Across the political spectrum in Israel, everyone seems to agree that the surprise resignation of Housing Minister Yaacov Litzman last Tuesday was a dramatic but puzzling gesture. He said he resigned to protest the “irresponsible and insensitive” way the government was handling the second outbreak of corona, but it isn’t clear how his resignation will improve matters.
Just a half-year ago, the longtime Knesset Member from the Agudat Yisrael wing of United Torah Judaism Party was Israel’s Minister of Health and received much acclaim for his role in the then successful battle to halt the epidemic.
An associate of Litzman, who asked to remain anonymous, told The Jewish Press that people were perplexed because Litzman had nothing to gain by resigning. “He did it for pure ideological reasons, and that’s something rare in the world of politics,” he said. “Even people in his own party can’t figure it out.”
Litzman, 72, was born in a displaced persons camp in Germany to Holocaust survivors from Poland. When he was two years old, his family immigrated to Brooklyn. He grew up in Boro Park, receiving a yeshiva education, and at the age of 17 made aliyah and continued his Torah studies, eventually becoming very close to the Gerrer Rebbe, Rabbi Simcha Bunim Alter.
In 1999, the present Gur Rebbe, Rabbi Yaakov Aryeh Alter, asked Litzman to join Agudat Yisrael. He is known to consult with the Rebbe every day and received his permission to resign from the government.
In an interview with Yediot Achronot, Litzman said, “For the last six weeks I warned that Ronni Gamzu, who was appointed to direct the campaign against the corona epidemic, was steering the country toward a quarantine in order to make things easier for him. He picked the charedim as his whipping board because he lacks sympathy toward them.
“I don’t oppose quarantines. A shutdown worked very effectively the first time around. But to dally around, trying one unsuccessful strategy after another, and then to impose a quarantine at the time of the Jewish holidays, when it should have been done a month ago – before the infection rate spiraled out of control, like I told him back then – this can’t go by without protest.
“This was his plan from the start, not valuing the Jewish holidays and the importance of our prayers.
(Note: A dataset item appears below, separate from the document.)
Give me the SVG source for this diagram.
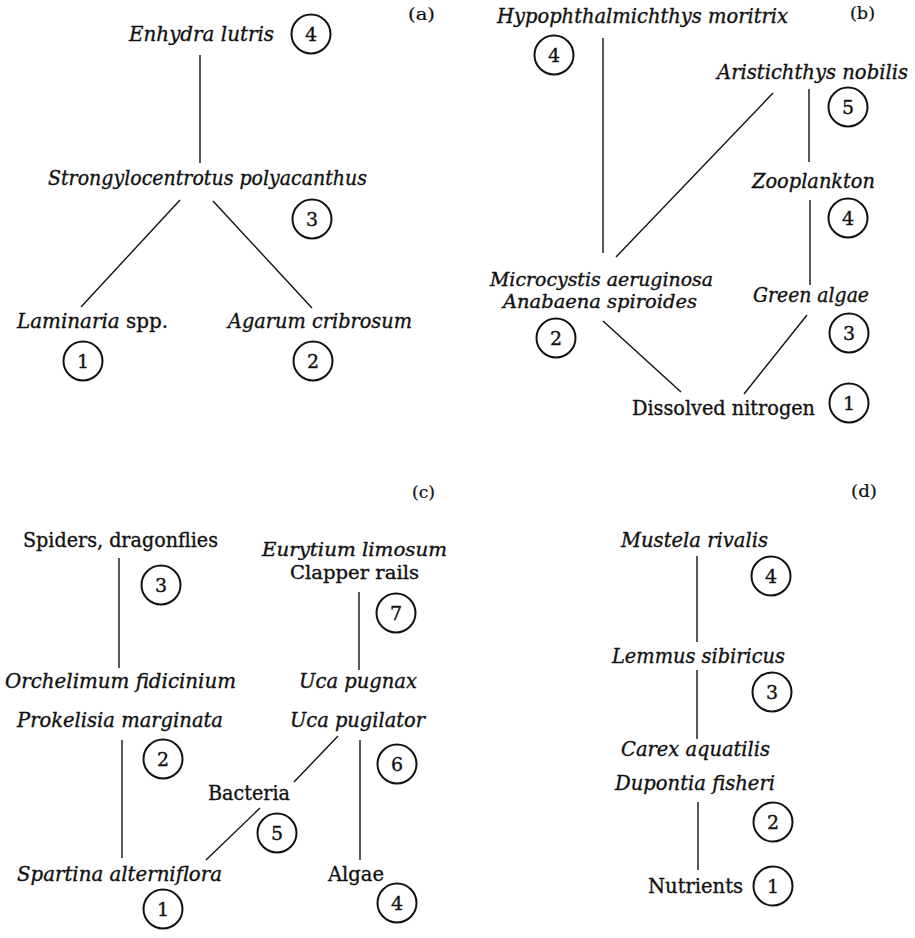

It was more convenient for him to wait until after August and not spoil summer vacations even though numbers of the stricken continued to rise drastically.
“I can’t imagine what would have happened if there had been 5,000 infected people each day during my tenor as Minister of Health, like there is today. I would have been chased out of the medinah.”
According to our source in the Knesset, MKs in Litzman’s party tried to persuade him not to resign, maintaining that his resignation wouldn’t accomplish anything and that his plans to find a solution to the high cost of housing for young couples in Israel would be derailed by his departure. But he wouldn’t be dissuaded, saying he couldn’t sit in a government that played Russian Roulette with the lives of its citizens, put economic considerations over life and death, portrayed the charedi public in a derogatory light, and made light of high holidays.
“We have another 5,000 sick people each day because Gamzu allowed hotels to be opened throughout August, and he allowed mass political demonstrations, but synagogues he is willing to close,” Litzman complained.
The former Health Minister explained that while synagogues were indeed the main source of the rapid spread of the virus during the first wave of corona, now, because of regulations, they are statistically among the least dangerous spots.
“I am certain that the demonstrations outside the prime minister’s residence result in far more corona infections, but the numbers aren’t made public because of the efforts to oust Bibi from office.”
In response to the Corona Committee’s decision to allow demonstrations during the present quarantine, Litzman called for charedim to demonstrate on Motzei Rosh Hashanah against the holiday lockdown. Permission to hold countrywide protests were requested from the police, and hundreds of buses were ordered, but only two relatively small demonstrations were held in Jerusalem and Bnei Brak, and some believe the demonstrations were held so that chassidim could travel back home after spending Rosh Hashanah with their Rebbes (traveling is generally forbidden but allowed if one is attending a protest).
Litzman also complained about Gamzu’s move against Breslov Chassidim who wished to travel to Uman for Rosh Hashanah: “This is terribly important to them and to their beliefs. They look forward to the visit during the whole year. There are ways the potential problem could have been handled in the same manner of other travelers who arrive in Israel and enter isolation for two weeks.
“But Gamzu doesn’t understand or care about religious feelings. He doesn’t understand the significance of such a pilgrimage just like I don’t understand the importance of a basketball game.”
In response to Litzman’s accusations, Professor Gamzu issued the following statement:
“I respect Rabbi Litzman. For years we worked in harmony together. He knows that I am a fair person and that I am not anti-dati… It seems that his anger stems from some political concern.”